I looked at the opened front door and a fat dude stood in the dull moonlight, slinging his twelve-gauge shotgun over his beefy shoulder.  He took a few steps in and we saw his face in the firelight.

“Goddamn looters,” he said, his breathing short and raspy.  Then Fatman looked at me.  “You a goddamn looter?”

I shook my head no.  I didn’t want to move, but blood was dripping down my face and I desperately wanted to wipe it off.  At least stop it running.  It was making me sick.  Coulda been covered in HIV.

“What’s that in yer bag?” Fatman said, pointing to the gym bag on the floor.

“Nothing, just, supplies we bought before everything went south.  We’re camping.”

“Camping,” he said, chewing on gum or tobacco or something.

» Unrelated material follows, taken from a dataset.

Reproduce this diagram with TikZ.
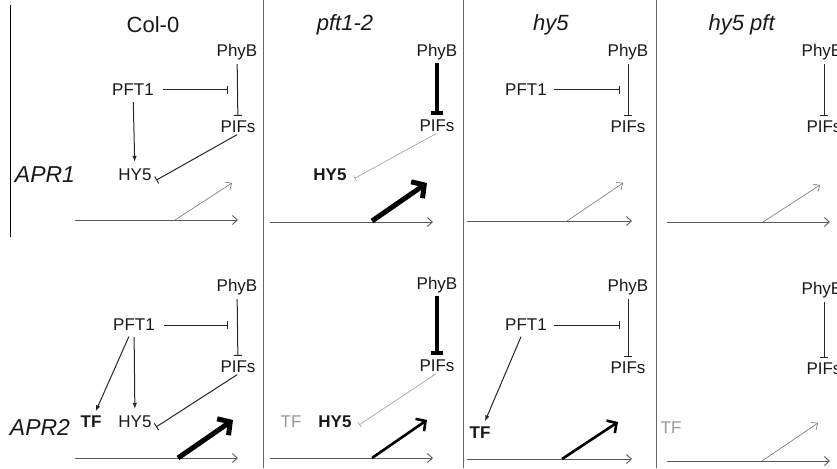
\documentclass[tikz,border=0pt]{standalone}
\usepackage{fontspec}
\setmainfont{Liberation Sans}
\usetikzlibrary{arrows.meta}
\begin{document}
\begin{tikzpicture}[x=1pt,y=-1pt,
	every node/.style={font=\fontsize{17}{20}\selectfont,inner sep=1pt,text=black!90},
	ttl/.style={font=\fontsize{22}{26}\selectfont},
	apr/.style={font=\fontsize{23}{27}\selectfont\itshape},
	bf/.style={font=\fontsize{17}{20}\selectfont\bfseries},
	off/.style={text=black!40},
	inh/.style={draw=black!85,line width=1pt,-{Bar[width=8pt]}},
	act/.style={draw=black!85,line width=1pt,-{Latex[length=6pt,width=4.5pt]}},
	faint/.style={draw=black!45,line width=0.5pt,-{Bar[width=6pt]}},
	gene/.style={draw=black!65,line width=0.9pt,-{Straight Barb[length=5pt,width=9pt]}},
	weak/.style={draw=black!55,line width=0.6pt,-{Straight Barb[length=5pt,width=9pt]}},
	mid/.style={draw=black,line width=2.6pt,-{Straight Barb[length=7pt,width=15pt]}},
	strong/.style={draw=black,line width=5pt,-{Straight Barb[length=9pt,width=20pt]}},
	heavy/.style={draw=black,line width=4pt,-{Bar[width=12pt]}}]
\useasboundingbox (0,0) rectangle (837,468);
\draw[black] (10,5) -- (10,237);
\draw[black!60,line width=1pt] (263,0) -- (263,468) (463,0) -- (463,468) (656,0) -- (656,468);
\node[ttl] (t1) at (153,25) {Col-0};
\node[ttl] (t2) at (345,25) {\textit{pft1-2}};
\node[ttl] (t3) at (551,25) {\textit{hy5}};
\node[ttl] (t4) at (742,25) {\textit{hy5 pft}};
\node[apr] (apr1) at (45,175) {APR1};
\node[apr] (apr2) at (40,427) {APR2};
\node (phyb1) at (237,52) {PhyB};
\node (pft1) at (133,90) {PFT1};
\node (pifs1) at (238,127) {PIFs};
\node (hy1) at (135,175) {HY5};
\coordinate (x1) at (228,90);
\coordinate (g1s) at (75,220);
\coordinate (g1e) at (238,220);
\coordinate (b1s) at (175,220);
\coordinate (b1e) at (232,183);
\draw[inh,shorten <=8pt] (pft1) -- (x1);
\draw[inh,shorten <=3pt,shorten >=4pt] (phyb1) -- (pifs1);
\draw[act,shorten <=5pt,shorten >=6pt] (pft1) -- (hy1);
\draw[inh,shorten <=1pt,shorten >=4pt] (pifs1.south) -- (hy1.south east);
\draw[gene] (g1s) -- (g1e);
\draw[weak] (b1s) -- (b1e);
\node (phyb2) at (437,52) {PhyB};
\node (pifs2) at (437,126) {PIFs};
\node[bf] (hy2) at (330,175) {HY5};
\coordinate (g2s) at (270,222);
\coordinate (g2e) at (433,222);
\coordinate (b2s) at (372,221);
\coordinate (b2e) at (427,183);
\draw[heavy,shorten <=2pt,shorten >=4pt] (phyb2) -- (pifs2);
\draw[faint,shorten <=1pt,shorten >=8pt] (pifs2.south) -- (hy2.south east);
\draw[gene] (g2s) -- (g2e);
\draw[strong] (b2s) -- (b2e);
\node (phyb3) at (628,52) {PhyB};
\node (pft3) at (526,90) {PFT1};
\node (pifs3) at (628,127) {PIFs};
\coordinate (x3) at (620,90);
\coordinate (g3s) at (467,221);
\coordinate (g3e) at (632,221);
\coordinate (b3s) at (567,221);
\coordinate (b3e) at (623,183);
\draw[inh,shorten <=6pt] (pft3) -- (x3);
\draw[inh,shorten <=3pt,shorten >=4pt] (phyb3) -- (pifs3);
\draw[gene] (g3s) -- (g3e);
\draw[weak] (b3s) -- (b3e);
\node (phyb4) at (822,52) {PhyB};
\node (pifs4) at (824,127) {PIFs};
\coordinate (g4s) at (667,222);
\coordinate (g4e) at (830,222);
\coordinate (b4s) at (763,222);
\coordinate (b4e) at (820,185);
\draw[inh,shorten <=3pt,shorten >=4pt] (phyb4.south -| pifs4) -- (pifs4);
\draw[gene] (g4s) -- (g4e);
\draw[weak] (b4s) -- (b4e);
\node (phyb5) at (237,287) {PhyB};
\node (pft5) at (134,325) {PFT1};
\node (pifs5) at (238,367) {PIFs};
\node[bf] (tf5) at (91,422) {TF};
\node (hy5) at (135,422) {HY5};
\coordinate (x5) at (228,325);
\coordinate (g5s) at (75,458);
\coordinate (g5e) at (238,458);
\coordinate (b5s) at (178,458);
\coordinate (b5e) at (233,420);
\draw[inh,shorten <=8pt] (pft5) -- (x5);
\draw[inh,shorten <=3pt,shorten >=4pt] (phyb5) -- (pifs5);
\draw[act,shorten <=5pt,shorten >=6pt] (pft5) -- (hy5);
\draw[act,shorten <=5pt,shorten >=4pt] (pft5) -- (tf5);
\draw[inh,shorten <=1pt,shorten >=4pt] (pifs5.south) -- (hy5.south east);
\draw[gene] (g5s) -- (g5e);
\draw[strong] (b5s) -- (b5e);
\node (phyb6) at (437,285) {PhyB};
\node (pifs6) at (437,366) {PIFs};
\node[off] (tf6) at (291,422) {TF};
\node[bf] (hy6) at (335,422) {HY5};
\coordinate (g6s) at (270,458);
\coordinate (g6e) at (433,458);
\coordinate (b6s) at (372,458);
\coordinate (b6e) at (427,420);
\draw[heavy,shorten <=2pt,shorten >=4pt] (phyb6) -- (pifs6);
\draw[faint,shorten <=1pt,shorten >=8pt] (pifs6.south) -- (hy6.south east);
\draw[gene] (g6s) -- (g6e);
\draw[mid] (b6s) -- (b6e);
\node (phyb7) at (628,287) {PhyB};
\node (pft7) at (526,325) {PFT1};
\node (pifs7) at (628,368) {PIFs};
\node[bf] (tf7) at (480,433) {TF};
\coordinate (x7) at (620,325);
\coordinate (g7s) at (467,459);
\coordinate (g7e) at (632,459);
\coordinate (b7s) at (562,459);
\coordinate (b7e) at (618,422);
\draw[inh,shorten <=6pt] (pft7) -- (x7);
\draw[inh,shorten <=3pt,shorten >=4pt] (phyb7) -- (pifs7);
\draw[act,shorten <=5pt,shorten >=5pt] (pft7) -- (tf7);
\draw[gene] (g7s) -- (g7e);
\draw[mid] (b7s) -- (b7e);
\node (phyb8) at (822,290) {PhyB};
\node (pifs8) at (824,369) {PIFs};
\node[off] (tf8) at (671,428) {TF};
\coordinate (g8s) at (667,461);
\coordinate (g8e) at (830,461);
\coordinate (b8s) at (762,461);
\coordinate (b8e) at (818,423);
\draw[inh,shorten <=3pt,shorten >=4pt] (phyb8.south -| pifs8) -- (pifs8);
\draw[gene] (g8s) -- (g8e);
\draw[weak] (b8s) -- (b8e);
\end{tikzpicture}
\end{document}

“Yeah.  Camping.  At, um, Valley Forge.”

“Huh.”  I thought the guy was gonna spit chewing tobacco, but he blew a big pink bubble instead, then sucked it in with a sharp snap.  I looked for Marilyn but she was gone.  Then I looked at Ashley down on the ground, lying on her stomach and groaning.  Blood seeped out of her back left shoulder.

“Holy shit, she’s alive,” I said kneeling down to her.  The guy pumped his shotgun.

“Uh-uh.  Hold it right there, mister.  I’m not stupid.  I know a ruse when I see one.”

“What?  She’s hit.  You fucking shot her!”

“That’s what you want me to believe, ain’t it.  I know the truth.  You all are invaders, right?  Government agents sent to take us good folk out.”  He put the shotgun on his shoulder and walked towards me.  “That man was a looter – but you…you’re different.  You’re an agent.  I can tell.  I got to take you out too.”

He lowered the shotgun, pointed at me, and then…snapped his head back, gurgled, coughed up blood, and collapsed. 

Marilyn stood behind him, staring at the sandwich knife sticking out from the back of the guy’s neck.

No one moved.  Our first kill.

 

Ashley took a handful of shotgun pellets to the left shoulder.  Not serious, but bad enough to hurt like hell.  I knelt beside her, Marilyn pulled the knife out of the Fatman and cut Ashley’s shirt down the back with shaking hands.  I looked at the wound, Marilyn stared at the knife.

“Marilyn," I said, “get me some water, gauze and paper towels.  Hurry.”  She bolted away and I focused on keeping Ashley calm.

“Fuck me, that hurts,” she said.

Not the reaction I expected.  I thought she'd be hysterical.  A basket case.  Must've been in shock.  I tried to reassure her.  "You'll be fine,” I said.  I brushed her hair away from her face.  "You're not gonna die."

"No shit, asshole," she said.  "Just some buckshot to the shoulder.  Jesus it hurts."

"I know.  I’ll get you cleaned up, then we’ll get you to a doctor to take the buckshot out.  Can’t leave it in there your whole life.”

However long that may be.

Marilyn returned with my gym bag and a roll of paper towels.  I poured water over Ashley’s back and dabbed at the blood with the paper towels.  I saw the silver glint of one small ball in the shifting firelight of the torch that Marilyn held above me. 

“There,” Marilyn said, pointing.

“Yeah, I got it.  Give me your knife.”

Marilyn handed it to me, and I told Ashley “This is gonna hurt a little.”  She gritted her teeth and cussed some more while I used the knife point to pop the ball out – not too deep.  Still, she was awfully brave for a fourteen year old. 

The others pellets were buried in small holes – about five or six total.  I wasn’t even gonna try for those.  No point carving her up like that.  There had to be a doc nearby.

“You know where we are?" I asked Marilyn.

She nodded.  “I live about ten, twenty minutes away.”

“So you know of any doctors around?”

"Yeah," she said, looking down.  “My dad,” she whispered.

 

8.    

 

Ten or twenty minutes my ass.  An hour later, we stood in front of Marilyn’s house with Ashley’s good arm slung over my shoulder.  Sweat ran down Ashley’s face despite the near freezing temperatures.  Marilyn paused before forcing herself up the front steps.  She pounded on the door, and after a moment the bolt turned from inside.  The door creaked open and an older woman, long strands of gray and white hair spilling over her shoulders, looked out at us with sleep still in her eyes, a single candle illuminating her face.